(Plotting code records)
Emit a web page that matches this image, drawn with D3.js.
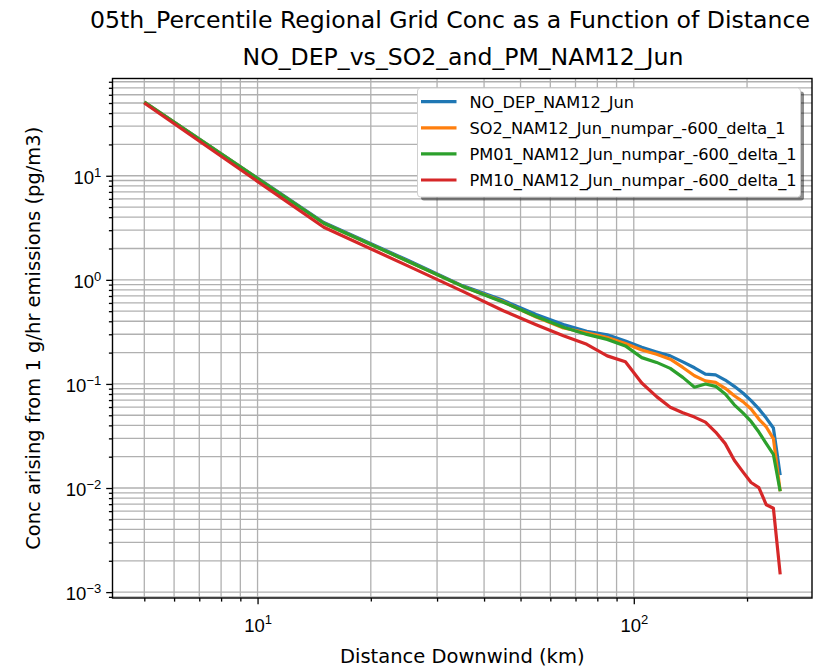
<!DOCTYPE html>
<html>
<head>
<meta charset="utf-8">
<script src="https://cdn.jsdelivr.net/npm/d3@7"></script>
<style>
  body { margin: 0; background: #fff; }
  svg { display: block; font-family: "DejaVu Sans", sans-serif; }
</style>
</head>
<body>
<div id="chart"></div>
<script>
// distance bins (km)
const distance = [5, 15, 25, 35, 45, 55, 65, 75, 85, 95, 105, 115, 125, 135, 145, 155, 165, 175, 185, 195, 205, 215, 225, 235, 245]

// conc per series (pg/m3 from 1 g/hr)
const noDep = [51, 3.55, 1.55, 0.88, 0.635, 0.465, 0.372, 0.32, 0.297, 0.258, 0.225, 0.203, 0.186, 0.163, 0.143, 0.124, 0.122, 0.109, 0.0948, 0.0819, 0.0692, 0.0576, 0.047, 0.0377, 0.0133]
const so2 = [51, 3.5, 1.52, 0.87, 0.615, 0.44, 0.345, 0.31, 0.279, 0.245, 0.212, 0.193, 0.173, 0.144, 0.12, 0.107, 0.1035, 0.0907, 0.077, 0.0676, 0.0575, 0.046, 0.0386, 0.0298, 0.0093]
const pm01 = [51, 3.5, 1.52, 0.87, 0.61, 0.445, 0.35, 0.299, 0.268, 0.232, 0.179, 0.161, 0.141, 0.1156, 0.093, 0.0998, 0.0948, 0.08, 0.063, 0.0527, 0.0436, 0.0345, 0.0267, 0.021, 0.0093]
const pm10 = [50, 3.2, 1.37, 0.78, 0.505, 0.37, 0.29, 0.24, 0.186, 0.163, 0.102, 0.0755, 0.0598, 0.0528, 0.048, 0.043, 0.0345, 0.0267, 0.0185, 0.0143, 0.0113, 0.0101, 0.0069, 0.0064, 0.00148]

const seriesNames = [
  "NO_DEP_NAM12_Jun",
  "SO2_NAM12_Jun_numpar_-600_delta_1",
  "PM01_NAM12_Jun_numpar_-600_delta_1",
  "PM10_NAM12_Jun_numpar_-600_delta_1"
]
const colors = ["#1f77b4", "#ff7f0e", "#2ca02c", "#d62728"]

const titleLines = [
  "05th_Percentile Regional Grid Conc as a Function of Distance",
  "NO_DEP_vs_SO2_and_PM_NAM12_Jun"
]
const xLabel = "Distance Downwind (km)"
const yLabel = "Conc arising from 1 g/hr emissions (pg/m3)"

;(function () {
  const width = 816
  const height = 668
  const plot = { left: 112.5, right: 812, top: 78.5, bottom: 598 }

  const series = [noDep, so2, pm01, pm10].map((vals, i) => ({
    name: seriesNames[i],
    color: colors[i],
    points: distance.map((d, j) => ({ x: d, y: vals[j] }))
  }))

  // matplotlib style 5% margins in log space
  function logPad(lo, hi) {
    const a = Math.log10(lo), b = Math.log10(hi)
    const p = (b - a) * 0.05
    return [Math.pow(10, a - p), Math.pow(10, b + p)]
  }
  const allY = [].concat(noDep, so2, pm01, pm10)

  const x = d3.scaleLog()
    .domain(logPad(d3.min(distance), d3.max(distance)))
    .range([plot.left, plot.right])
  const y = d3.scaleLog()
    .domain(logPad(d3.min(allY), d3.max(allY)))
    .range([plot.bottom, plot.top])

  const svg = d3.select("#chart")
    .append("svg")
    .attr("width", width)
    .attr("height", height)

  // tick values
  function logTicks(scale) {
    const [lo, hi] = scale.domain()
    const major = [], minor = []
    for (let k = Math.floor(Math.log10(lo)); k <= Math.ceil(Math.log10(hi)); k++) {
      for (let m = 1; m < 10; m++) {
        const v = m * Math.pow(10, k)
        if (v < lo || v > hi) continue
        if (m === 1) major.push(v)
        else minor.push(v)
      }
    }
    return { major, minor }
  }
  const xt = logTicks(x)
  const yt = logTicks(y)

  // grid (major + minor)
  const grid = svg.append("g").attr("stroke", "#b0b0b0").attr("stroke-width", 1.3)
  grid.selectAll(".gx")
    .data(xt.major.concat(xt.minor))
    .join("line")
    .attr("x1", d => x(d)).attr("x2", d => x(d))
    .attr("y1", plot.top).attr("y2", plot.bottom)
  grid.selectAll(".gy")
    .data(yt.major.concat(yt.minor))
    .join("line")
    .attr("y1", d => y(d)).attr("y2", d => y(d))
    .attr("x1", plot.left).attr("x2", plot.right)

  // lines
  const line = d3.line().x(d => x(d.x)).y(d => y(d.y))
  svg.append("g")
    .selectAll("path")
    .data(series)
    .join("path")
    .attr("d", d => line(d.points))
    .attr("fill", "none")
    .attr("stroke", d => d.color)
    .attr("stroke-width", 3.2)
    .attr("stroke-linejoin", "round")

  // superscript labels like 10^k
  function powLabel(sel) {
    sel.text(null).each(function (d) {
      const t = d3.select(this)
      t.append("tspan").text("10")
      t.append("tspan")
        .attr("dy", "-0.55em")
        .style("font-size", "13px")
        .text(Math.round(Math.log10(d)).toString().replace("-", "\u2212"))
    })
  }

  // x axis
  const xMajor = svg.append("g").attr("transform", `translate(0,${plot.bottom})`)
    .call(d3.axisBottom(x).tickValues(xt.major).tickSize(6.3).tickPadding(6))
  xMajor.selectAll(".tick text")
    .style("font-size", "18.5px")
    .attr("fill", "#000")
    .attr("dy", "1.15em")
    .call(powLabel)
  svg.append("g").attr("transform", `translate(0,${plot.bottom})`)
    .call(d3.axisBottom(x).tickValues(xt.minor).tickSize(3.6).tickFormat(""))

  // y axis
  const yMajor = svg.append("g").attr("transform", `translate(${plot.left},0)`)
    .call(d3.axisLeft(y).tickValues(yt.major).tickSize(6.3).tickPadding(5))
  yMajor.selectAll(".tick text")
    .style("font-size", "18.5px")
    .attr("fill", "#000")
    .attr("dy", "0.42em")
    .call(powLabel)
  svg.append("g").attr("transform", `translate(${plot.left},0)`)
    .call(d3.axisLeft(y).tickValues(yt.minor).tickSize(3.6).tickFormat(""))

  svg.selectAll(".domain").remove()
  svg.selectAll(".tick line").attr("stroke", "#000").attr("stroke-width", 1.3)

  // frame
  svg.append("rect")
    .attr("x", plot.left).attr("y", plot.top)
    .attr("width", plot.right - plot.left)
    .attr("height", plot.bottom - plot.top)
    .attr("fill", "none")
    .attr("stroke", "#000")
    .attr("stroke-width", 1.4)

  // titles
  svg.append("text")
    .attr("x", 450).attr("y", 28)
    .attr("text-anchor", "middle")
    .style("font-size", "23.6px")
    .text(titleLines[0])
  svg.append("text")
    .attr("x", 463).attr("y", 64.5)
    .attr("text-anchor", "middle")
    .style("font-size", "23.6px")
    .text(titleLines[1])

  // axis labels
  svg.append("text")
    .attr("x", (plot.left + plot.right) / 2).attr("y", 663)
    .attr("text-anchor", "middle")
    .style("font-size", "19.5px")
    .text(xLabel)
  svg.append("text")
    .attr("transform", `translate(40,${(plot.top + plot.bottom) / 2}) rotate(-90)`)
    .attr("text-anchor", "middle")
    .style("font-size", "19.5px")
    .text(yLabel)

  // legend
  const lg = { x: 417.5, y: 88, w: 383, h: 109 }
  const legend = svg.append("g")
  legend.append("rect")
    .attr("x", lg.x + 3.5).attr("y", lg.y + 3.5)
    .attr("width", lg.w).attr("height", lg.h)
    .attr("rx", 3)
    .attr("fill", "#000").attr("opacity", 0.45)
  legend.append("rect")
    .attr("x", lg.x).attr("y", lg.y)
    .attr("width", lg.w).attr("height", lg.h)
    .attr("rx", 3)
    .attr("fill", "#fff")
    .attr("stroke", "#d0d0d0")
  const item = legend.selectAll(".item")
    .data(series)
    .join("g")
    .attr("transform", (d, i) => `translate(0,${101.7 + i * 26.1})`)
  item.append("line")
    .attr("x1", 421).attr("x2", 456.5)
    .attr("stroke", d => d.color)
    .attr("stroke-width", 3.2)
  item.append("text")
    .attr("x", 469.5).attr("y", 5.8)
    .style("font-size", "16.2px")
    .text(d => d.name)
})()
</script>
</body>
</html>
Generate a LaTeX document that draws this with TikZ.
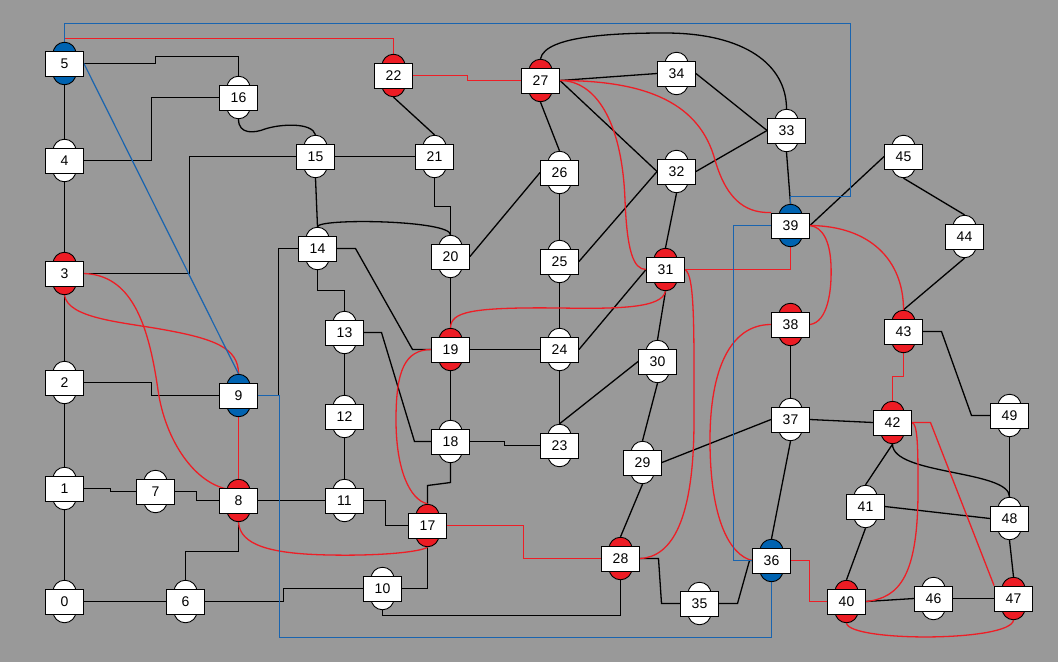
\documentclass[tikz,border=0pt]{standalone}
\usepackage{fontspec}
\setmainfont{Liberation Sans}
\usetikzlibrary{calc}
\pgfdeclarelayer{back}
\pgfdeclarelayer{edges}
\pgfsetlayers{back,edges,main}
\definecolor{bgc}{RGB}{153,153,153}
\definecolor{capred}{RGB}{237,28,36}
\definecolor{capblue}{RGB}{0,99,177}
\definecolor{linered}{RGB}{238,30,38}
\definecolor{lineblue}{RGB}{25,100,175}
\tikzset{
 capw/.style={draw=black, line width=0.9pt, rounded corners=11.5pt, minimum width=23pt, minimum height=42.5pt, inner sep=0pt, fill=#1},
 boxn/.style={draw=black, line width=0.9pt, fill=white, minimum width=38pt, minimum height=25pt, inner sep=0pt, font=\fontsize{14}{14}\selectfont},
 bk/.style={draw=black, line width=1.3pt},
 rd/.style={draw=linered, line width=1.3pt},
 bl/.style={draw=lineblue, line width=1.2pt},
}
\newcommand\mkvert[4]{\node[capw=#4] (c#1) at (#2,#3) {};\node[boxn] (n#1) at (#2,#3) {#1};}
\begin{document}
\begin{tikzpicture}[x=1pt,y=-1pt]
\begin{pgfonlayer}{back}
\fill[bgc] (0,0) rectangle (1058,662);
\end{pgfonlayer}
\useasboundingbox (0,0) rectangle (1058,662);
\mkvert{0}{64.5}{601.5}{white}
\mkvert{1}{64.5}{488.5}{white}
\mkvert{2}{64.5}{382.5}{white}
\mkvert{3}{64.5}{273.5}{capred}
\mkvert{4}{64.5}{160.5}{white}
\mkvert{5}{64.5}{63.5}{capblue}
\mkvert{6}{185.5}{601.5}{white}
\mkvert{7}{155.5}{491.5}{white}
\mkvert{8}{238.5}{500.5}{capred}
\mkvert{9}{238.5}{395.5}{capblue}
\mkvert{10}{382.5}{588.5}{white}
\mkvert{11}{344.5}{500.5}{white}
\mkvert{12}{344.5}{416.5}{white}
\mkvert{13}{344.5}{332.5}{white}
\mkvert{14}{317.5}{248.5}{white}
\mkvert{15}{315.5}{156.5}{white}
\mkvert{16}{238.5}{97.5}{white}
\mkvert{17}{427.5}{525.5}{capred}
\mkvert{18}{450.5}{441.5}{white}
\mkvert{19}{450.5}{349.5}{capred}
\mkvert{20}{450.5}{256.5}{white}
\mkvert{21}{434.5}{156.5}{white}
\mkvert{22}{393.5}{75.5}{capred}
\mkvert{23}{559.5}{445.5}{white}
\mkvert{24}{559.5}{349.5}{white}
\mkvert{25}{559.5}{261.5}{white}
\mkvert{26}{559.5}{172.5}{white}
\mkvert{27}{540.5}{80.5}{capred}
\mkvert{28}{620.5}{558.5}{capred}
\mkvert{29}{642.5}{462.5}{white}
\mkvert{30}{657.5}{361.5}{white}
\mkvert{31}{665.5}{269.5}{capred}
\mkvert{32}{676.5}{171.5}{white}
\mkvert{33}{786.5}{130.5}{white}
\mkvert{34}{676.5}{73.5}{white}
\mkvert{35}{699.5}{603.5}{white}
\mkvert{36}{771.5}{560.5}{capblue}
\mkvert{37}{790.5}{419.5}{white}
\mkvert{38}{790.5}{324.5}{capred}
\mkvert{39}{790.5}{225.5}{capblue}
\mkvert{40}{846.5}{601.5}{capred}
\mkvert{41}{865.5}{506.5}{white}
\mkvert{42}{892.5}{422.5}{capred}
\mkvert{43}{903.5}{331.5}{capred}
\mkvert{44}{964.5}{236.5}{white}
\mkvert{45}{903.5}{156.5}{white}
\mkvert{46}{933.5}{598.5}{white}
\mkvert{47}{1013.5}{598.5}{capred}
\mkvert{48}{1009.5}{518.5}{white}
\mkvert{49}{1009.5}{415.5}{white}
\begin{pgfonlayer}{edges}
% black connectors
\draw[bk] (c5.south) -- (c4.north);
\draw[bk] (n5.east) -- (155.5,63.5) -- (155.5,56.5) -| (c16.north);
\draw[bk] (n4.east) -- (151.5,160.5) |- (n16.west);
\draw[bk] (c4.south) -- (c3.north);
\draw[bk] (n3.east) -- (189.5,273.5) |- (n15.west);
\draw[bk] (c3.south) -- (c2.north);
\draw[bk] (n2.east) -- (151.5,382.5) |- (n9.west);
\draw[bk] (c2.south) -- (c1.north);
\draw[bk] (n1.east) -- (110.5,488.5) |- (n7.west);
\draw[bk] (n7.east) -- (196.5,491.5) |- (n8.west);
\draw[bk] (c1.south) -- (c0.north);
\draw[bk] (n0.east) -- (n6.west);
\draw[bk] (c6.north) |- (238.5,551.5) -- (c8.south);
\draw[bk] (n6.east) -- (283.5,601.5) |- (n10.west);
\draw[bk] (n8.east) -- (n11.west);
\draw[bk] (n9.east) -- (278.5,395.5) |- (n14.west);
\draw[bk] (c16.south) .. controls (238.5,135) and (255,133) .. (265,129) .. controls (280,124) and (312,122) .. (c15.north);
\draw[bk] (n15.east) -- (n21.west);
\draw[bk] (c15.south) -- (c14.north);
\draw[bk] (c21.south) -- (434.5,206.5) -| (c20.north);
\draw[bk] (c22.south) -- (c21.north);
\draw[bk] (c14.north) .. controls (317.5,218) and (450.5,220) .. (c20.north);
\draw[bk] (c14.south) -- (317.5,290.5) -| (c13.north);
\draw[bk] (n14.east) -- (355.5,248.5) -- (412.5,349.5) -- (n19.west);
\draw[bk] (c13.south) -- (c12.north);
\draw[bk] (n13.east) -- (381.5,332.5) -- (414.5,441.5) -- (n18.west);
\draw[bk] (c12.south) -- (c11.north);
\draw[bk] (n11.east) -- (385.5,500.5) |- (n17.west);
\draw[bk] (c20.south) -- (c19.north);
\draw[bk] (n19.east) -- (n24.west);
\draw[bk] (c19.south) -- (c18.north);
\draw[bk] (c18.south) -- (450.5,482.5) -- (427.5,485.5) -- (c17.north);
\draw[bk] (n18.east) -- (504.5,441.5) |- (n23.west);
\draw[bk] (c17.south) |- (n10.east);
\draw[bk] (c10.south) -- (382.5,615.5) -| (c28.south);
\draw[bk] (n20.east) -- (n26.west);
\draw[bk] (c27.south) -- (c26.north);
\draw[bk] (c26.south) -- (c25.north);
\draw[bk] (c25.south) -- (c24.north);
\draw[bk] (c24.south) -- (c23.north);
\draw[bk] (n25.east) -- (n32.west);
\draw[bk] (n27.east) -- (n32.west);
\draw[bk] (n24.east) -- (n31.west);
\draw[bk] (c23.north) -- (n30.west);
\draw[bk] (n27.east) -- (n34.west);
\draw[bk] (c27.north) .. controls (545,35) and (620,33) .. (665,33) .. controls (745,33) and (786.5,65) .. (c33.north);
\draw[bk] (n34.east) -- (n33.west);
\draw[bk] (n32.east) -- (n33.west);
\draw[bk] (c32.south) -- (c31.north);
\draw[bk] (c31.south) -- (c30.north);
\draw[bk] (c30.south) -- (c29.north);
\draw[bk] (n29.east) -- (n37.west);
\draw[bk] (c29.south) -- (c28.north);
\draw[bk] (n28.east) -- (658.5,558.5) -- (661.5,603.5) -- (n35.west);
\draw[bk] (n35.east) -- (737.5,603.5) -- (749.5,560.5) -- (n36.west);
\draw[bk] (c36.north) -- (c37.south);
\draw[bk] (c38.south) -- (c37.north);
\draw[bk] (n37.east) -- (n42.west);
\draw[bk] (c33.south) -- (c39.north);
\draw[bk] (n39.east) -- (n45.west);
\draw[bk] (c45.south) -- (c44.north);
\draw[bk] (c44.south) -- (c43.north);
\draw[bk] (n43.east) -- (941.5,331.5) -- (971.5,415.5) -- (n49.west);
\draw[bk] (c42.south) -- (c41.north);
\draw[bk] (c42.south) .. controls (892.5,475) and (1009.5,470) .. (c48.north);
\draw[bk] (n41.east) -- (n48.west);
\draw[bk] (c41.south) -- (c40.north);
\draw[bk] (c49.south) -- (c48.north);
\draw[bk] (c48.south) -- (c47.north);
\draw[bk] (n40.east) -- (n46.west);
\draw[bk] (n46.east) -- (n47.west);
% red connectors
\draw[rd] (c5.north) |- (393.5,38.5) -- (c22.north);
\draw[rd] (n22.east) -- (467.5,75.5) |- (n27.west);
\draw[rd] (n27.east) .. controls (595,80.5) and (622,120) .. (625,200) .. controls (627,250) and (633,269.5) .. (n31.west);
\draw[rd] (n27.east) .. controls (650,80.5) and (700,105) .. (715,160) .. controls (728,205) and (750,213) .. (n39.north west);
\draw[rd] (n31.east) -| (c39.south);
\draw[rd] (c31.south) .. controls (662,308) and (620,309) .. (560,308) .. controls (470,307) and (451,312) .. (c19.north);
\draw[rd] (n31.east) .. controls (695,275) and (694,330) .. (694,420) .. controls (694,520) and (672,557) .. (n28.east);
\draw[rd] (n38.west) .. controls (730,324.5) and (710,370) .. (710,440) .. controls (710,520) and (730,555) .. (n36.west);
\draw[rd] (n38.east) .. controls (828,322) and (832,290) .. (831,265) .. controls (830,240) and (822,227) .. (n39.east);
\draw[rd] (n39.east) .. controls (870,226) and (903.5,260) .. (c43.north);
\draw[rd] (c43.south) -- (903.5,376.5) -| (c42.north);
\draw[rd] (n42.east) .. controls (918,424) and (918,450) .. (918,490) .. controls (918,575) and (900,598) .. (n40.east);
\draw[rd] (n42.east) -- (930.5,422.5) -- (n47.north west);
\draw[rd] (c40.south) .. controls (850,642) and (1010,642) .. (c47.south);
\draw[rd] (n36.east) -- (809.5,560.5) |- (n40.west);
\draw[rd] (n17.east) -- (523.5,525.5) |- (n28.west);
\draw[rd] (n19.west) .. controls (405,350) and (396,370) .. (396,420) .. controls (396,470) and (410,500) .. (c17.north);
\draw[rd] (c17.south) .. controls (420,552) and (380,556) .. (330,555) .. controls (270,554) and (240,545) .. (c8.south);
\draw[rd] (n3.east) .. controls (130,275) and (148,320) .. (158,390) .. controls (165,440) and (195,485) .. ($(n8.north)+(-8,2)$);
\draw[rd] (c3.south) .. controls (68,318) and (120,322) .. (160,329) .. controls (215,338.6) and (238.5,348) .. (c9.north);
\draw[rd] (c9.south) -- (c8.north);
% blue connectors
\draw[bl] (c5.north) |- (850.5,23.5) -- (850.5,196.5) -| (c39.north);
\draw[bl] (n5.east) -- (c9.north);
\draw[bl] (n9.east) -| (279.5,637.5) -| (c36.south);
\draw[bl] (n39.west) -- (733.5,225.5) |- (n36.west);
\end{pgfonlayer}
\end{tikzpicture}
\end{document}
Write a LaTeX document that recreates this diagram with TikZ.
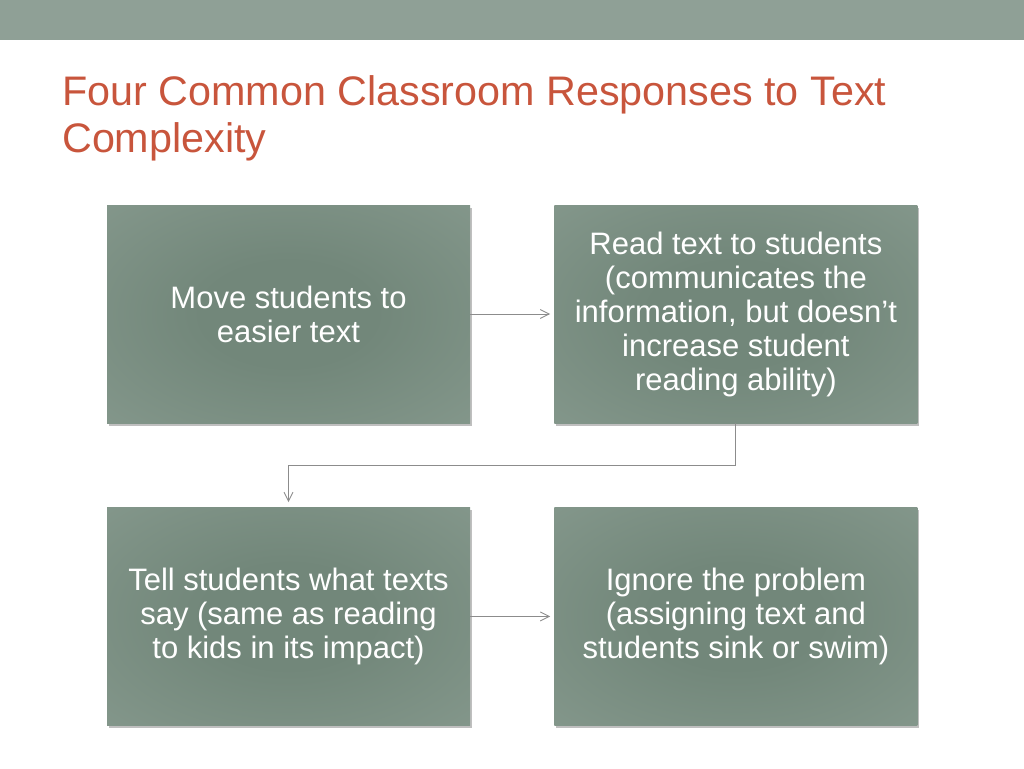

• What you will do: Repeat, with no pictures, each line from the beginning of the data through the line containing "78.5, bottom: 598", inclusive.

• Output for this task:
Emit a web page that matches this image, drawn with D3.js.
<!DOCTYPE html>
<html>
<head>
<meta charset="utf-8">
<script src="https://cdn.jsdelivr.net/npm/d3@7"></script>
<style>
  body { margin: 0; background: #fff; }
  svg { display: block; font-family: "DejaVu Sans", sans-serif; }
</style>
</head>
<body>
<div id="chart"></div>
<script>
// distance bins (km)
const distance = [5, 15, 25, 35, 45, 55, 65, 75, 85, 95, 105, 115, 125, 135, 145, 155, 165, 175, 185, 195, 205, 215, 225, 235, 245]

// conc per series (pg/m3 from 1 g/hr)
const noDep = [51, 3.55, 1.55, 0.88, 0.635, 0.465, 0.372, 0.32, 0.297, 0.258, 0.225, 0.203, 0.186, 0.163, 0.143, 0.124, 0.122, 0.109, 0.0948, 0.0819, 0.0692, 0.0576, 0.047, 0.0377, 0.0133]
const so2 = [51, 3.5, 1.52, 0.87, 0.615, 0.44, 0.345, 0.31, 0.279, 0.245, 0.212, 0.193, 0.173, 0.144, 0.12, 0.107, 0.1035, 0.0907, 0.077, 0.0676, 0.0575, 0.046, 0.0386, 0.0298, 0.0093]
const pm01 = [51, 3.5, 1.52, 0.87, 0.61, 0.445, 0.35, 0.299, 0.268, 0.232, 0.179, 0.161, 0.141, 0.1156, 0.093, 0.0998, 0.0948, 0.08, 0.063, 0.0527, 0.0436, 0.0345, 0.0267, 0.021, 0.0093]
const pm10 = [50, 3.2, 1.37, 0.78, 0.505, 0.37, 0.29, 0.24, 0.186, 0.163, 0.102, 0.0755, 0.0598, 0.0528, 0.048, 0.043, 0.0345, 0.0267, 0.0185, 0.0143, 0.0113, 0.0101, 0.0069, 0.0064, 0.00148]

const seriesNames = [
  "NO_DEP_NAM12_Jun",
  "SO2_NAM12_Jun_numpar_-600_delta_1",
  "PM01_NAM12_Jun_numpar_-600_delta_1",
  "PM10_NAM12_Jun_numpar_-600_delta_1"
]
const colors = ["#1f77b4", "#ff7f0e", "#2ca02c", "#d62728"]

const titleLines = [
  "05th_Percentile Regional Grid Conc as a Function of Distance",
  "NO_DEP_vs_SO2_and_PM_NAM12_Jun"
]
const xLabel = "Distance Downwind (km)"
const yLabel = "Conc arising from 1 g/hr emissions (pg/m3)"

;(function () {
  const width = 816
  const height = 668
  const plot = { left: 112.5, right: 812, top: 78.5, bottom: 598 }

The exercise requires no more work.